Mitigating Against Failure of STEM interventions.

Understanding the Failure of STEM Interventions

Many interventions aimed at improving STEM (Science, Technology, Engineering, and Mathematics) education have not yielded the desired results. Understanding the reasons behind these failures is crucial for developing more effective strategies. Here are some key factors contributing to the ineffectiveness of many STEM initiatives.

Neglecting Psychosocial Upskilling

One significant reason for the failure of STEM interventions is the lack of focus on the psychosocial development of learners. For students to excel in science and related fields, they must cultivate essential skills such as metacognition and a growth mindset. - **Metacognition**: This involves learners' awareness and control over their own learning processes. When students understand how they learn best, they can apply appropriate strategies to tackle complex scientific concepts. - **Growth Mindset**: Encouraging a growth mindset helps students view challenges as opportunities for growth rather than insurmountable obstacles. This shift in perspective is vital for fostering resilience and persistence in STEM subjects. Integrating these elements into STEM education can significantly enhance student engagement and performance.
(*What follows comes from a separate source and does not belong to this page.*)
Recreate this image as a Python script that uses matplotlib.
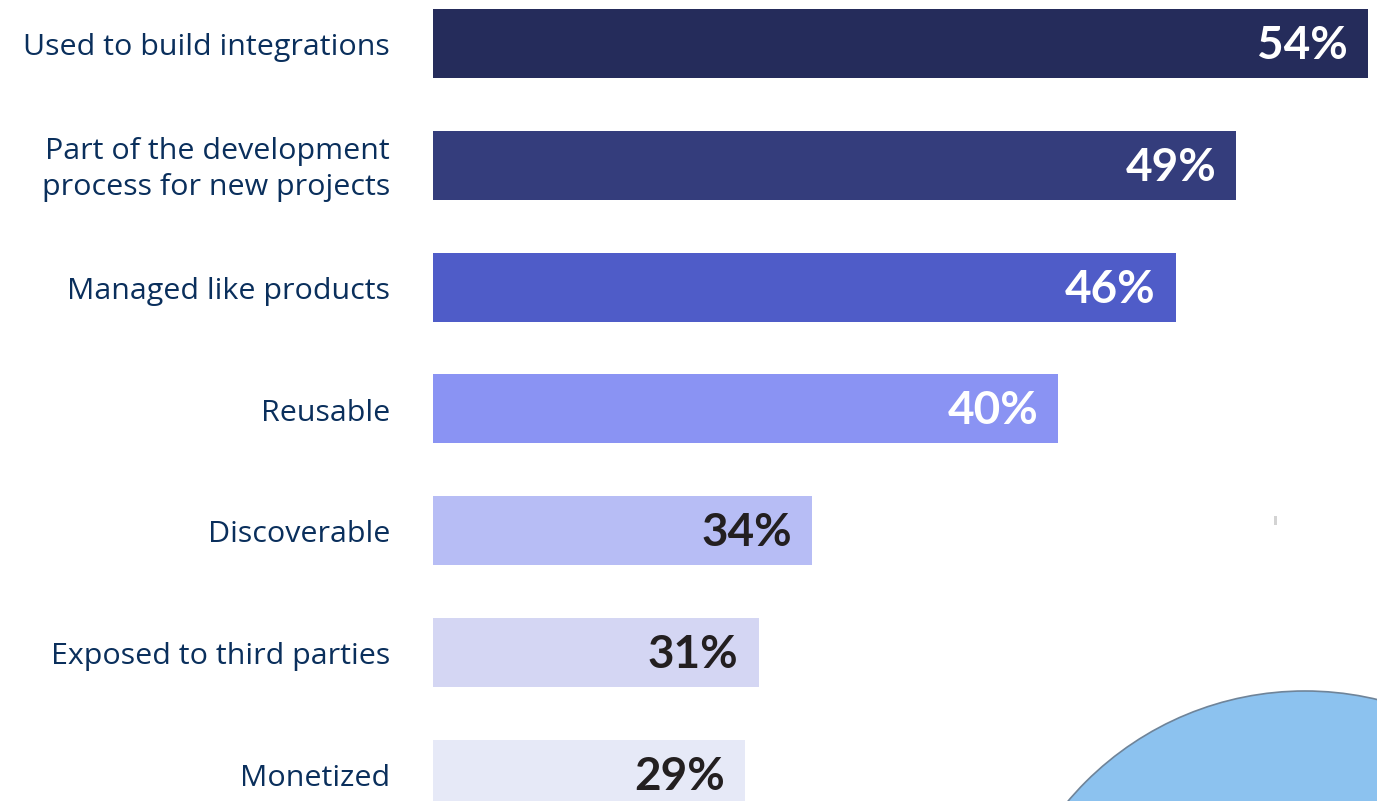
import matplotlib
matplotlib.use("Agg")
import matplotlib.pyplot as plt
from matplotlib.patches import Circle, Rectangle

# Data
categories = [
    "Used to build integrations",
    "Part of the development\nprocess for new projects",
    "Managed like products",
    "Reusable",
    "Discoverable",
    "Exposed to third parties",
    "Monetized",
]
values = [54, 49, 46, 40, 34, 31, 29]
# drawn bar lengths as they appear in the picture (same units, 54 = top bar)
bar_length = [54.0, 46.4, 42.9, 36.1, 21.9, 18.8, 18.0]

bar_colors = ["#252C5B", "#343D7C", "#4F5CC8", "#8A93F3", "#B7BDF5", "#D4D6F3", "#E6E9F7"]
value_colors = ["white", "white", "white", "white", "#231F20", "#231F20", "#231F20"]

W, H = 1377, 801
fig = plt.figure(figsize=(W / 100, H / 100), dpi=100)

# decoration layer in pixel coordinates
bg = fig.add_axes([0, 0, 1, 1])
bg.set_xlim(0, W)
bg.set_ylim(H, 0)
bg.axis("off")
bg.add_patch(Circle((1305, 1001), 310, facecolor="#8CC2EF", edgecolor="#6F8499", lw=1.2))
bg.add_patch(Rectangle((1274, 516), 2.5, 9, facecolor="#D3D3D3", edgecolor="none"))

# bar chart axes: starts at x=433 px
px_per_unit = 935 / 54
left = 433
ax = fig.add_axes([left / W, 0, (W - left) / W, 1])
ax.patch.set_alpha(0)
pitch = 121.8
y0 = 43.5
ax.set_xlim(0, (W - left) / px_per_unit)
ax.set_ylim((H - y0) / pitch, -y0 / pitch)

pos = list(range(len(categories)))
ax.barh(pos, bar_length, height=69 / pitch, color=bar_colors, left=0)

for i in pos:
    ax.text(bar_length[i] - 20 / px_per_unit, i + 0.02, f"{values[i]}%",
            ha="right", va="center", fontsize=33, fontweight="bold",
            family="Lato", color=value_colors[i])
    # category label, right aligned at x=390 px
    ax.text(-43 / px_per_unit, i + 0.035, categories[i], ha="right", va="center",
            fontsize=21.9, family="Open Sans", color="#0A2F5C",
            linespacing=1.3, clip_on=False)

ax.set_xticks([])
ax.set_yticks([])
for s in ax.spines.values():
    s.set_visible(False)

fig.savefig("out.png", dpi=100)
Need for Continuous Professional Development in Teaching

It is essential to recognize that the demand for continuous professional development in education is a global expectation. Teachers must engage in ongoing upskilling to meet the evolving needs of their students and the educational landscape.
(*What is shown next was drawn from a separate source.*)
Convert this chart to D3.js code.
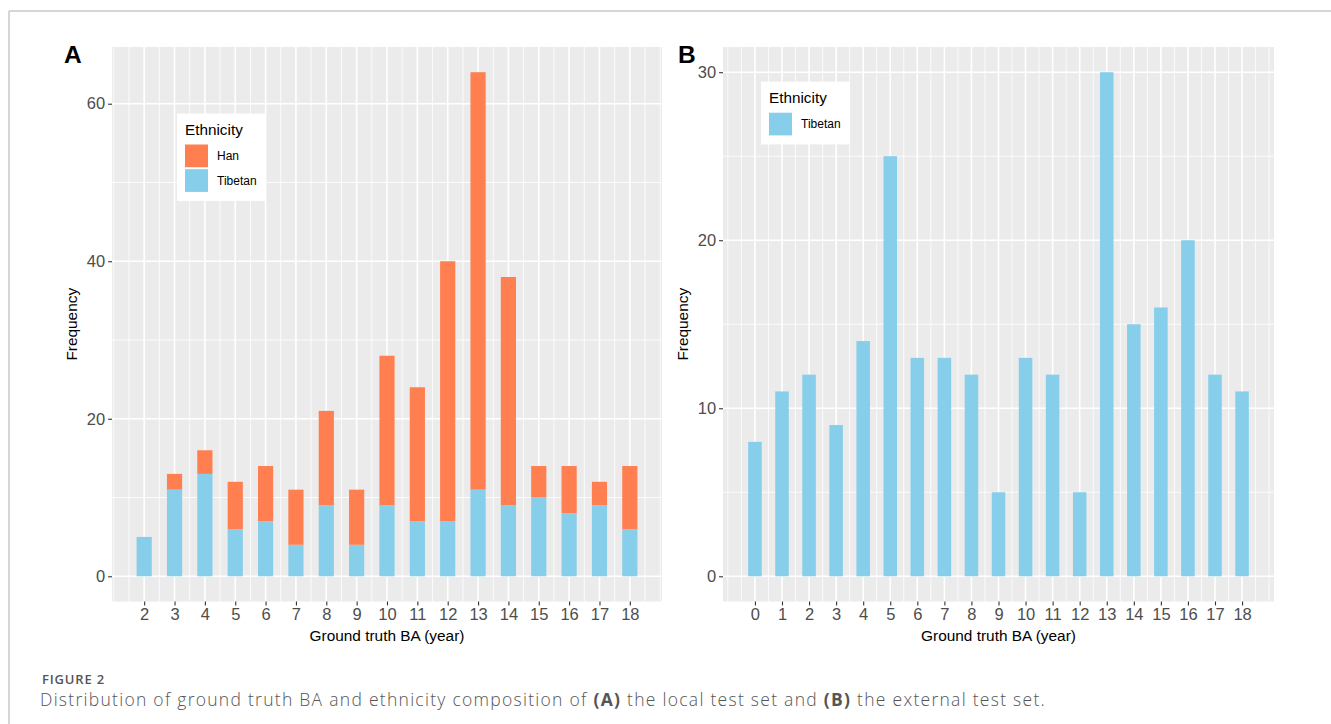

Challenges in Teacher Training

One significant barrier to successful STEM interventions is inadequate teacher training. Often, educators lack the necessary skills to effectively implement innovative teaching methods. This can lead to several challenges:

• Sustainable Skill Application: Without proper training, teachers may struggle to apply the skills learned during professional development sessions in their classrooms. This disconnect can result in a lack of continuity in teaching practices, ultimately affecting student learning.
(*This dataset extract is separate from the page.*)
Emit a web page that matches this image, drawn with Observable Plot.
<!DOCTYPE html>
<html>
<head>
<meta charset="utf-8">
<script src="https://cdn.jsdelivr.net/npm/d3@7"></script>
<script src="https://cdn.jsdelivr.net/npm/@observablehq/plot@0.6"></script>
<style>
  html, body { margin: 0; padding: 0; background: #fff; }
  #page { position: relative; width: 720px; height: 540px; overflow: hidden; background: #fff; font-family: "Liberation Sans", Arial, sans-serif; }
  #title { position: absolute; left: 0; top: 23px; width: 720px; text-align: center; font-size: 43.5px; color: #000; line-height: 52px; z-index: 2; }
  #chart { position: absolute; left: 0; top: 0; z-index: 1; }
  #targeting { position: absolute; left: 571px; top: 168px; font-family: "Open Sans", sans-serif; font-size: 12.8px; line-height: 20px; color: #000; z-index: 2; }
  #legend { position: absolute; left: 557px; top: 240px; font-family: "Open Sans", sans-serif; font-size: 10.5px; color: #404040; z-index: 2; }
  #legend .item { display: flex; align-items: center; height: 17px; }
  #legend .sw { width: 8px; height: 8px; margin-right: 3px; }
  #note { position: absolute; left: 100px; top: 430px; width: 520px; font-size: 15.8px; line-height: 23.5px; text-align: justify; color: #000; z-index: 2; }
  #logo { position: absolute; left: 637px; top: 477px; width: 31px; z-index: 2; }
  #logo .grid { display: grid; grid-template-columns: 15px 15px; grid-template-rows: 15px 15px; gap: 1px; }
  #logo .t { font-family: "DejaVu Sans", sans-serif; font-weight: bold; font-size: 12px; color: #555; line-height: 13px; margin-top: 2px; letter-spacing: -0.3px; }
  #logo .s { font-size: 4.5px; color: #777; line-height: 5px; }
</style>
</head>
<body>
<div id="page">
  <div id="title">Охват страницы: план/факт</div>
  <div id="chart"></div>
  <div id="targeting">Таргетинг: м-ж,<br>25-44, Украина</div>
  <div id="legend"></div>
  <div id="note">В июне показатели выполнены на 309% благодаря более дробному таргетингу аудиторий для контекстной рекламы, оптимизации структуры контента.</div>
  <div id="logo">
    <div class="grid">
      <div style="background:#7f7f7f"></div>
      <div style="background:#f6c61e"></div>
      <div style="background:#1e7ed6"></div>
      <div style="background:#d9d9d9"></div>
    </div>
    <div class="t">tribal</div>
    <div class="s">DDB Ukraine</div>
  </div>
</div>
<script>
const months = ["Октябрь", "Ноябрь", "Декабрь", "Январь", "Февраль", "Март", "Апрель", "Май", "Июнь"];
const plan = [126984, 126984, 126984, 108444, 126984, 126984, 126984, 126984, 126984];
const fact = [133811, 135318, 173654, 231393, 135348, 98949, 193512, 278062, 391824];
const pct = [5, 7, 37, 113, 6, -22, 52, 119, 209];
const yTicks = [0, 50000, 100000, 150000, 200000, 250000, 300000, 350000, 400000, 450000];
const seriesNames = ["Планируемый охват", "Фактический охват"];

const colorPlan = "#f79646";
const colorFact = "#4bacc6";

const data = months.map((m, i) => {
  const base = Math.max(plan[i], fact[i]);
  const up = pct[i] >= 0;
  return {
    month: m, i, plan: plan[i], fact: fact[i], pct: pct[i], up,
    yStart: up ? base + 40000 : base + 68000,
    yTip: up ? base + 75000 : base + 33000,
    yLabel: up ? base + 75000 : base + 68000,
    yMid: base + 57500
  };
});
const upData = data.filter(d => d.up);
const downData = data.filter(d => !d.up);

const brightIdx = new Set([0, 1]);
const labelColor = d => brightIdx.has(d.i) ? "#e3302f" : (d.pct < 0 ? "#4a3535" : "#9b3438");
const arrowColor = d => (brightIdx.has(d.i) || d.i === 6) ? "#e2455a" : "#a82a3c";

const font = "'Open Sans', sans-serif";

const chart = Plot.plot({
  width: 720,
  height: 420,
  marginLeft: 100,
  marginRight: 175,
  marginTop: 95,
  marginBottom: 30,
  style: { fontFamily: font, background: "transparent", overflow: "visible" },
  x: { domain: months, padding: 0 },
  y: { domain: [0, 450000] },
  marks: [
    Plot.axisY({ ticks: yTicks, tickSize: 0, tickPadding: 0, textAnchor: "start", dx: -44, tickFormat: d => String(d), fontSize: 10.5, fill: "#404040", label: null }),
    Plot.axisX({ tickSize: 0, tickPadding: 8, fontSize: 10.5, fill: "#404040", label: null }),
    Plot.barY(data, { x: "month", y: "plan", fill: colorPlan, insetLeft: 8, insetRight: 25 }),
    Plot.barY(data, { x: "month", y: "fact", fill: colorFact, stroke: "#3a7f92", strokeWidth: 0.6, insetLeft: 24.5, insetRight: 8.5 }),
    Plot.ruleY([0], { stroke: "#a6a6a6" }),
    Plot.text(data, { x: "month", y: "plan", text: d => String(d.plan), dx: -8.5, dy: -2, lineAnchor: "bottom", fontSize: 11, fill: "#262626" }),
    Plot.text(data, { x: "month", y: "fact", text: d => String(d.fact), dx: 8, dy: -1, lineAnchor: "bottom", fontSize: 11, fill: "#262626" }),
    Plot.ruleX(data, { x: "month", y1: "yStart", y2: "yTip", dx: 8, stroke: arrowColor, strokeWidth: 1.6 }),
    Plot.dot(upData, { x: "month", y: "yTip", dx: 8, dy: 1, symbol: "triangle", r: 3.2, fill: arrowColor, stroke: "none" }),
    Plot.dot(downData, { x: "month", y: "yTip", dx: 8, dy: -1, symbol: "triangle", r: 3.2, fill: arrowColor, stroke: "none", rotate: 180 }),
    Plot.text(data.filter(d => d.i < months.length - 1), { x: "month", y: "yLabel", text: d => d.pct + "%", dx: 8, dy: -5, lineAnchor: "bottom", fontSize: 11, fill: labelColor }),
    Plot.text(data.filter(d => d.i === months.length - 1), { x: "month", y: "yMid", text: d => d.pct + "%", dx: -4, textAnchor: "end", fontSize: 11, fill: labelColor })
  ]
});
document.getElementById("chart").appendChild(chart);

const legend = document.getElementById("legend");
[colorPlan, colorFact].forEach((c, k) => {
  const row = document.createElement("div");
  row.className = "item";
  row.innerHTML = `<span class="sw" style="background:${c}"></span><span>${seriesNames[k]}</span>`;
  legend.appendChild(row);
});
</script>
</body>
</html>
• Inclusion in the Process: Teachers are frequently excluded from the planning and implementation phases of STEM programs. When they are not considered part of the solution, their insights and experiences, which could enhance program effectiveness, are overlooked.

Misframing of Programs

The way STEM programs are framed often contributes to their ineffectiveness. Many initiatives do not recognise teachers as integral components of the educational ecosystem. When programs fail to engage teachers meaningfully, resources are wasted on interventions that do not address the actual needs of the classroom. This misalignment can lead to frustration among educators and a lack of buy-in from the very individuals who are essential for the success of these initiatives.

Conclusion

To improve the success rates of STEM interventions, it is essential to address the psychosocial needs of learners while also prioritizing comprehensive teacher training and involvement. By fostering a supportive environment that values both student and teacher development, we can create a more effective and sustainable approach to STEM education. Recognizing the importance of these factors will not only enhance educational outcomes but also ensure that resources are utilized efficiently and effectively.